**Task goal**.
Extract the whole listing as it stands. Do not include the pictures.
☆ ☆ ☆
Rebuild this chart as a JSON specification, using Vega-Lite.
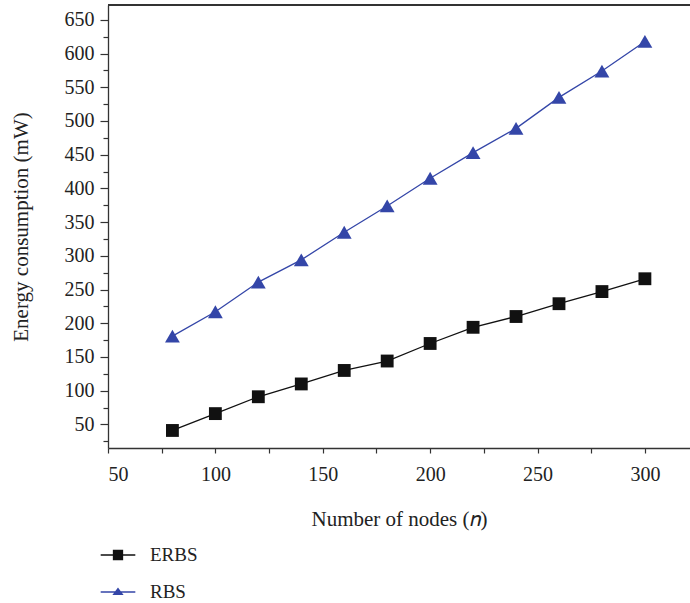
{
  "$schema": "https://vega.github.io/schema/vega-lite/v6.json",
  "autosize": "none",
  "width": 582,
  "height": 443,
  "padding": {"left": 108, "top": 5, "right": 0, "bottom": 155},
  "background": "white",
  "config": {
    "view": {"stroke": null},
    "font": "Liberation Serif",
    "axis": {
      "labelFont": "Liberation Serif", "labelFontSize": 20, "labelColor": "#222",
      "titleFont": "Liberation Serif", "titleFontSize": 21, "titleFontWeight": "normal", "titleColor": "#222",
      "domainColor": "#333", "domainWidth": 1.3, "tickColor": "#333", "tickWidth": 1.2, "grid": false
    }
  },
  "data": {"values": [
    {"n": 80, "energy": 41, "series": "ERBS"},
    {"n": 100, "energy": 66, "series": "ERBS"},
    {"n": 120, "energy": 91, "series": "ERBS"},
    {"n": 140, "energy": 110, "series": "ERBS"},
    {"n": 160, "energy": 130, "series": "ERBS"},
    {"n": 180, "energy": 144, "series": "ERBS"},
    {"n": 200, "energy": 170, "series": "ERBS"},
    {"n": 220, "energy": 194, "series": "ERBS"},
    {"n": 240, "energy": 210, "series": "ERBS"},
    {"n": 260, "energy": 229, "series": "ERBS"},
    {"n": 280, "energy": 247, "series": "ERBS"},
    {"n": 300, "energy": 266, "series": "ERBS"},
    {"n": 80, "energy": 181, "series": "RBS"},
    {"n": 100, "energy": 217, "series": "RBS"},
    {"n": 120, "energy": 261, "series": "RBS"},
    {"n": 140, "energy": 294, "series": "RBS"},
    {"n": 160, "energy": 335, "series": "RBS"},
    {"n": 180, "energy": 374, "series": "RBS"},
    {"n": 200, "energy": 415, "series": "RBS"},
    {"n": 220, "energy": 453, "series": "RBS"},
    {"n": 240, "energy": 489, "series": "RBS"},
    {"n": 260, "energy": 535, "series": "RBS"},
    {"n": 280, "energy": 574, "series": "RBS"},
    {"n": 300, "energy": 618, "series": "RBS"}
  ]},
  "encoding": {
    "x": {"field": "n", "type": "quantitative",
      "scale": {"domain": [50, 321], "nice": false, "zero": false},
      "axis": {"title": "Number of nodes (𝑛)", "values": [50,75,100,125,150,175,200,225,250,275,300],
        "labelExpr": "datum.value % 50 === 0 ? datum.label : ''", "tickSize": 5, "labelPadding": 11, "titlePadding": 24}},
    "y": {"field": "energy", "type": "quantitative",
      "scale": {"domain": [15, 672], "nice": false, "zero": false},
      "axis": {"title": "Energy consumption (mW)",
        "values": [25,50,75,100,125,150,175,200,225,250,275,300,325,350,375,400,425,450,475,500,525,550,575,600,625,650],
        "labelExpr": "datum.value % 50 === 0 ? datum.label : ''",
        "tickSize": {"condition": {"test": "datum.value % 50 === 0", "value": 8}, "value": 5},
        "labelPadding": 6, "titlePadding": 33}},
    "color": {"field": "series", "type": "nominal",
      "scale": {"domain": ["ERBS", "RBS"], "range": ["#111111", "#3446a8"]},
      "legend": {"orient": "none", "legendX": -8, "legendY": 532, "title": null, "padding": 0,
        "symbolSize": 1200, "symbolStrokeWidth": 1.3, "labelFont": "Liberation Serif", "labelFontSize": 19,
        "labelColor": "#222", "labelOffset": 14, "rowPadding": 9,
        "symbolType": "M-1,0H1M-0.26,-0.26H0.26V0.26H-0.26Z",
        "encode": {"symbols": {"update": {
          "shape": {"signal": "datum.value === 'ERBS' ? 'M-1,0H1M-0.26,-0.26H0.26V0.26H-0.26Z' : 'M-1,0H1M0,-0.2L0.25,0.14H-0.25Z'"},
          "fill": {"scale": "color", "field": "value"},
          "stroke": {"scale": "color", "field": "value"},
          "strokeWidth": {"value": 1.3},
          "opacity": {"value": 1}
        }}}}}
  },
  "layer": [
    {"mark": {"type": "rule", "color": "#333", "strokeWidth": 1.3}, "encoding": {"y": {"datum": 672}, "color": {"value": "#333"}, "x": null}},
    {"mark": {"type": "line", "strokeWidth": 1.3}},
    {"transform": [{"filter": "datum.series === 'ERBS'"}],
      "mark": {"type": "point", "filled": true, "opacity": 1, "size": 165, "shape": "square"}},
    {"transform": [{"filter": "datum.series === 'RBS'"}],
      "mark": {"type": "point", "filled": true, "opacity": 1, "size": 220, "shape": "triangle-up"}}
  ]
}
☆ ☆ ☆
**Correct result**.
Rebuild this chart as a JSON specification, using Vega-Lite.
{
  "$schema": "https://vega.github.io/schema/vega-lite/v6.json",
  "autosize": "none",
  "width": 582,
  "height": 443,
  "padding": {"left": 108, "top": 5, "right": 0, "bottom": 155},
  "background": "white",
  "config": {
    "view": {"stroke": null},
    "font": "Liberation Serif",
    "axis": {
      "labelFont": "Liberation Serif", "labelFontSize": 20, "labelColor": "#222",
      "titleFont": "Liberation Serif", "titleFontSize": 21, "titleFontWeight": "normal", "titleColor": "#222",
      "domainColor": "#333", "domainWidth": 1.3, "tickColor": "#333", "tickWidth": 1.2, "grid": false
    }
  },
  "data": {"values": [
    {"n": 80, "energy": 41, "series": "ERBS"},
    {"n": 100, "energy": 66, "series": "ERBS"},
    {"n": 120, "energy": 91, "series": "ERBS"},
    {"n": 140, "energy": 110, "series": "ERBS"},
    {"n": 160, "energy": 130, "series": "ERBS"},
    {"n": 180, "energy": 144, "series": "ERBS"},
    {"n": 200, "energy": 170, "series": "ERBS"},
    {"n": 220, "energy": 194, "series": "ERBS"},
    {"n": 240, "energy": 210, "series": "ERBS"},
    {"n": 260, "energy": 229, "series": "ERBS"},
    {"n": 280, "energy": 247, "series": "ERBS"},
    {"n": 300, "energy": 266, "series": "ERBS"},
    {"n": 80, "energy": 181, "series": "RBS"},
    {"n": 100, "energy": 217, "series": "RBS"},
    {"n": 120, "energy": 261, "series": "RBS"},
    {"n": 140, "energy": 294, "series": "RBS"},
    {"n": 160, "energy": 335, "series": "RBS"},
    {"n": 180, "energy": 374, "series": "RBS"},
    {"n": 200, "energy": 415, "series": "RBS"},
    {"n": 220, "energy": 453, "series": "RBS"},
    {"n": 240, "energy": 489, "series": "RBS"},
    {"n": 260, "energy": 535, "series": "RBS"},
    {"n": 280, "energy": 574, "series": "RBS"},
    {"n": 300, "energy": 618, "series": "RBS"}
  ]},
  "encoding": {
    "x": {"field": "n", "type": "quantitative",
      "scale": {"domain": [50, 321], "nice": false, "zero": false},
      "axis": {"title": "Number of nodes (𝑛)", "values": [50,75,100,125,150,175,200,225,250,275,300],
        "labelExpr": "datum.value % 50 === 0 ? datum.label : ''", "tickSize": 5, "labelPadding": 11, "titlePadding": 24}},
    "y": {"field": "energy", "type": "quantitative",
      "scale": {"domain": [15, 672], "nice": false, "zero": false},
      "axis": {"title": "Energy consumption (mW)",
        "values": [25,50,75,100,125,150,175,200,225,250,275,300,325,350,375,400,425,450,475,500,525,550,575,600,625,650],
        "labelExpr": "datum.value % 50 === 0 ? datum.label : ''",
        "tickSize": {"condition": {"test": "datum.value % 50 === 0", "value": 8}, "value": 5},
        "labelPadding": 6, "titlePadding": 33}},
    "color": {"field": "series", "type": "nominal",
      "scale": {"domain": ["ERBS", "RBS"], "range": ["#111111", "#3446a8"]},
      "legend": {"orient": "none", "legendX": -8, "legendY": 532, "title": null, "padding": 0,
        "symbolSize": 1200, "symbolStrokeWidth": 1.3, "labelFont": "Liberation Serif", "labelFontSize": 19,
        "labelColor": "#222", "labelOffset": 14, "rowPadding": 9,
        "symbolType": "M-1,0H1M-0.26,-0.26H0.26V0.26H-0.26Z",
        "encode": {"symbols": {"update": {
          "shape": {"signal": "datum.value === 'ERBS' ? 'M-1,0H1M-0.26,-0.26H0.26V0.26H-0.26Z' : 'M-1,0H1M0,-0.2L0.25,0.14H-0.25Z'"},
          "fill": {"scale": "color", "field": "value"},
          "stroke": {"scale": "color", "field": "value"},
          "strokeWidth": {"value": 1.3},
          "opacity": {"value": 1}
        }}}}}
  },
  "layer": [
    {"mark": {"type": "rule", "color": "#333", "strokeWidth": 1.3}, "encoding": {"y": {"datum": 672}, "color": {"value": "#333"}, "x": null}},
    {"mark": {"type": "line", "strokeWidth": 1.3}},
    {"transform": [{"filter": "datum.series === 'ERBS'"}],
      "mark": {"type": "point", "filled": true, "opacity": 1, "size": 165, "shape": "square"}},
    {"transform": [{"filter": "datum.series === 'RBS'"}],
      "mark": {"type": "point", "filled": true, "opacity": 1, "size": 220, "shape": "triangle-up"}}
  ]
}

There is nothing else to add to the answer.